Advertising - Advertising is any paid form of non-personal presentation and promotion of ideas, goods, or services by an identified sponsor.
There are three goals of advertising. These goals are to: Inform, Persuade, and Remind.
The major media types for advertising are:
Newspapers, Television, Direct mail, Radio, Magazines, Internet, Outdoor (billboards, blimps, etc.), Yellow pages, Newsletters, Brochures, and Telephone
The traditional conceptual model for creating any advertising or marketing communications message is the AIDA Model: get Attention, hold Interest, arouse Desire, and then obtain Action.
John Caples, one of the greatest copywriters of all time, provides us the following principles (although he was talking about direct response marketing--more about that later--the wisdom is directly relevant to all forms advertising) when it comes to communicating an advertising message:
An even newer paradigm, according to some, is Interrupt, Engage, Educate and then Offer. In any of these models, the first step is to somehow get a person's attention.
It should be noted, however, that there is a growing trend of consumers being more resistent to advertising messages and less open to marketers communicating with them without their expressed permission. As such, advertising models are continuously evolving due to an explosion in media outlets and shifting public opinion. As new communications channels expand at a fast rate, advertisers are exploring the new media options at a rapid pace and exploring new ways to reach an often fickle target audience.
How do we do that?
In my opinion, there is one overriding rule that should guide all advertising: Tell somebody something helpful to them and make sure they are receptive to your message in the first place. Also, do not underestimate the importance of strong copy or content and do not overestimate the importance of graphic design/creative. Whether writing copy for print ads, a website, a Youtube video or writing a script for television, radio, or multi-media presentations, a strong headline is the most important element of the advertisement. This is the element of the message that needs to quickly connect with people and pre-communicate some benefit that is coming soon in the remainder of the ad.
An effective headline is important for many reasons. The headline:
Advice to copywriters:
"When you are assigned to write an ad, write a lot of headlines first. Spend hours writing headlines or days if necessary. If you happen to think of a headline while walking down the street or while riding the bus, take out pencil and paper and write it down." - John Caples
"On the average, five times as many people read the headlines as read the body copy. It follows that, unless your headline sells your product, you have wasted 90 percent of your money." - David Oglivy
Once the headline has done its job, then prospects are so engaged in what we have to say that we can educate and inform them about the benefits of what we offer so that they can't wait for us to tell them what next step they should take to learn more or get the product or service. Most advertising today falls short. Too much energy is spent on glitzy art or cool graphic design and the resulting ads absolutely fail in the first step of interrupting and capturing attention.

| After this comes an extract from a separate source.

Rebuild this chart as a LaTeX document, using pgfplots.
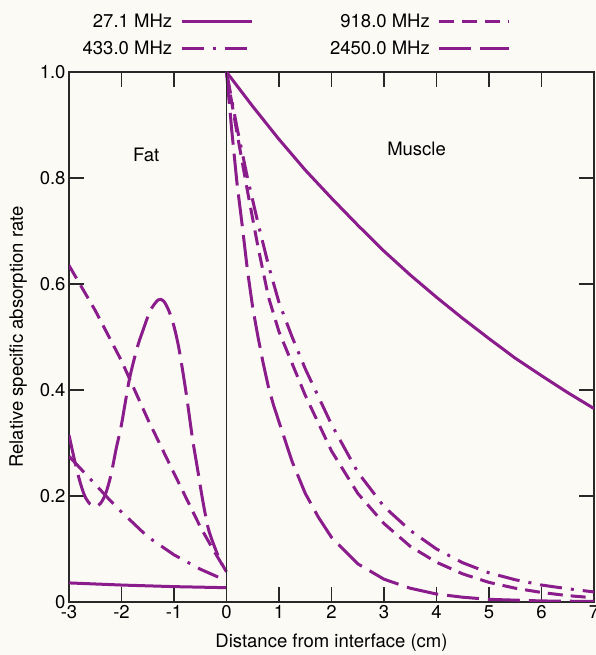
\documentclass[border=0pt]{standalone}
\usepackage{fontspec}
\setmainfont{TeX Gyre Heros}
\usepackage{pgfplots}
\pgfplotsset{compat=1.18}
\definecolor{pur}{RGB}{138,28,140}
\definecolor{bg}{RGB}{252,250,245}
\definecolor{axc}{RGB}{40,40,40}
\newcommand\fs{\fontsize{18.5}{22}\selectfont}
\begin{document}
\begin{tikzpicture}
\fill[bg] (-69pt,-53pt) rectangle (527pt,602pt);
\begin{axis}[
  name=ax, at={(0,0)}, anchor=south west,
  width=525pt, height=530pt, scale only axis,
  xmin=-3, xmax=7, ymin=0, ymax=1,
  xtick={-3,-2,-1,0,1,2,3,4,5,6,7},
  xticklabels={-3,-2,-1,0,1,2,3,4,5,6,7},
  ytick={0,0.2,0.4,0.6,0.8,1},
  yticklabels={0,0.2,0.4,0.6,0.8,1.0},
  tick align=inside, tick pos=both, major tick length=15pt,
  xticklabel pos=lower, yticklabel pos=left,
  axis line style={line width=1.4pt, axc},
  every tick/.style={line width=1.4pt, axc},
  ticklabel style={font=\fs},
  xlabel={Distance from interface (cm)},
  ylabel={Relative specific absorption rate},
  x label style={font=\fs, at={(axis description cs:0.5,0)}, anchor=center, yshift=-41pt},
  y label style={font=\fs, at={(axis description cs:0,0.5)}, anchor=center, yshift=51pt},
  legend columns=2,
  legend plot pos=right,
  legend cell align=right,
  legend image code/.code={\draw[#1] (0pt,0pt) -- (70pt,0pt);},
  legend style={draw=none, fill=none, font=\fs, inner sep=0pt,
    at={(0.842,1.0698)}, anchor=east, row sep=10pt,
    nodes={inner sep=1pt},
    /tikz/column 1/.style={column sep=7pt},
    /tikz/column 2/.style={column sep=76pt},
    /tikz/column 3/.style={column sep=7pt}},
  every axis plot/.append style={pur, line width=3pt},
]
% muscle side (legend entries)
\addplot[solid] coordinates {(0,1.0) (0.5,0.935) (1,0.873) (1.5,0.815) (2,0.762) (2.5,0.711) (3,0.662) (3.5,0.617) (4,0.575) (4.5,0.535) (5,0.497) (5.5,0.46) (6,0.427) (6.5,0.395) (7,0.365)};
\addlegendentry{27.1 MHz}
\addplot[dash pattern=on 15pt off 8pt] coordinates {(0,1.0) (0.2,0.885) (0.4,0.775) (0.6,0.67) (0.8,0.575) (1.0,0.51) (1.25,0.45) (1.5,0.39) (2.0,0.285) (2.5,0.205) (3.0,0.148) (3.5,0.105) (4.0,0.075) (4.5,0.053) (5.0,0.037) (5.5,0.026) (6.0,0.018) (6.5,0.012) (7.0,0.008)};
\addlegendentry{918.0 MHz}
\addplot[dash pattern=on 22pt off 9pt on 3pt off 9pt] coordinates {(0,1.0) (0.2,0.895) (0.4,0.8) (0.6,0.715) (0.8,0.635) (1.0,0.565) (1.25,0.5) (1.5,0.44) (2.0,0.335) (2.5,0.245) (3.0,0.18) (3.5,0.135) (4.0,0.1) (4.5,0.074) (5.0,0.055) (5.5,0.042) (6.0,0.032) (6.5,0.025) (7.0,0.019)};
\addlegendentry{433.0 MHz}
\addplot[dash pattern=on 32pt off 9pt] coordinates {(0,1.0) (0.1,0.89) (0.2,0.79) (0.3,0.71) (0.4,0.625) (0.5,0.555) (0.6,0.5) (0.7,0.45) (0.8,0.405) (0.9,0.37) (1.0,0.34) (1.25,0.265) (1.5,0.205) (1.75,0.16) (2.0,0.122) (2.5,0.072) (3.0,0.043) (3.5,0.026) (4.0,0.015) (4.5,0.009) (5.0,0.005) (6.0,0.002) (7.0,0.001)};
\addlegendentry{2450.0 MHz}
% fat side
\addplot[solid, forget plot] coordinates {(-3,0.036) (-2,0.032) (-1,0.029) (0,0.027)};
\addplot[dash pattern=on 15pt off 8pt, forget plot] coordinates {(-3,0.635) (-2.5,0.55) (-2,0.455) (-1.5,0.345) (-1,0.243) (-0.5,0.142) (-0.25,0.098) (0,0.057)};
\addplot[dash pattern=on 22pt off 9pt on 3pt off 9pt, forget plot] coordinates {(-3,0.275) (-2.5,0.222) (-2.23,0.193) (-2,0.17) (-1.5,0.123) (-1,0.089) (-0.5,0.062) (0,0.04)};
\addplot[dash pattern=on 32pt off 9pt, forget plot, smooth] coordinates {(-3,0.315) (-2.9,0.27) (-2.8,0.23) (-2.7,0.2) (-2.6,0.185) (-2.5,0.18) (-2.4,0.186) (-2.3,0.205) (-2.2,0.24) (-2.1,0.29) (-2.0,0.335) (-1.85,0.42) (-1.7,0.48) (-1.6,0.51) (-1.45,0.55) (-1.3,0.57) (-1.2,0.568) (-1.1,0.55) (-1.0,0.52) (-0.9,0.475) (-0.77,0.395) (-0.65,0.31) (-0.55,0.25) (-0.45,0.19) (-0.35,0.14) (-0.25,0.11) (-0.12,0.078) (0,0.057)};
% interface
\addplot[axc, line width=1.4pt, solid, forget plot] coordinates {(0,0) (0,1)};
\node[font=\fs] at (axis cs:-1.53,0.843) {Fat};
\node[font=\fs] at (axis cs:3.62,0.855) {Muscle};
\end{axis}
\pgfresetboundingbox
\path[use as bounding box] (-69pt,-53pt) rectangle (527pt,602pt);
\end{tikzpicture}
\end{document}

Websites can be wonderful ways to advertise a product, event, idea or brand. Not only can you run your advertisements on websites with highly target traffic and likely buyers (as the ad above), but you may also create entire websites dedicated to advertising your product. Modern websites can also contain content-rich features such as multi-media presentations, seminars and virtual demonstrations.
Television commercials usually come immediately to mind when one mentions "advertisement". While proven to be very effective at selling products and helping to create high brand awareness, television advertising is facing new challenges from digital technologies that enable the skipping or "zapping" of commercials during playback/viewing. Yesterday's model of "mass advertising" on television is changing due to both market and media fragmentation. No longer can companies reach most people by advertising on "the three major networks". Mass marketing is over because there are exponentially more channels out there with cable and satellite television and consumers have fragmented into niche groups with very unique needs, desires, and wants. Television advertising these days must be highly targeted toward the specific demographic desired. Not only that, but we are all becoming "advertisement intolerant" and are more and more likely to "zone out" during commercial messages.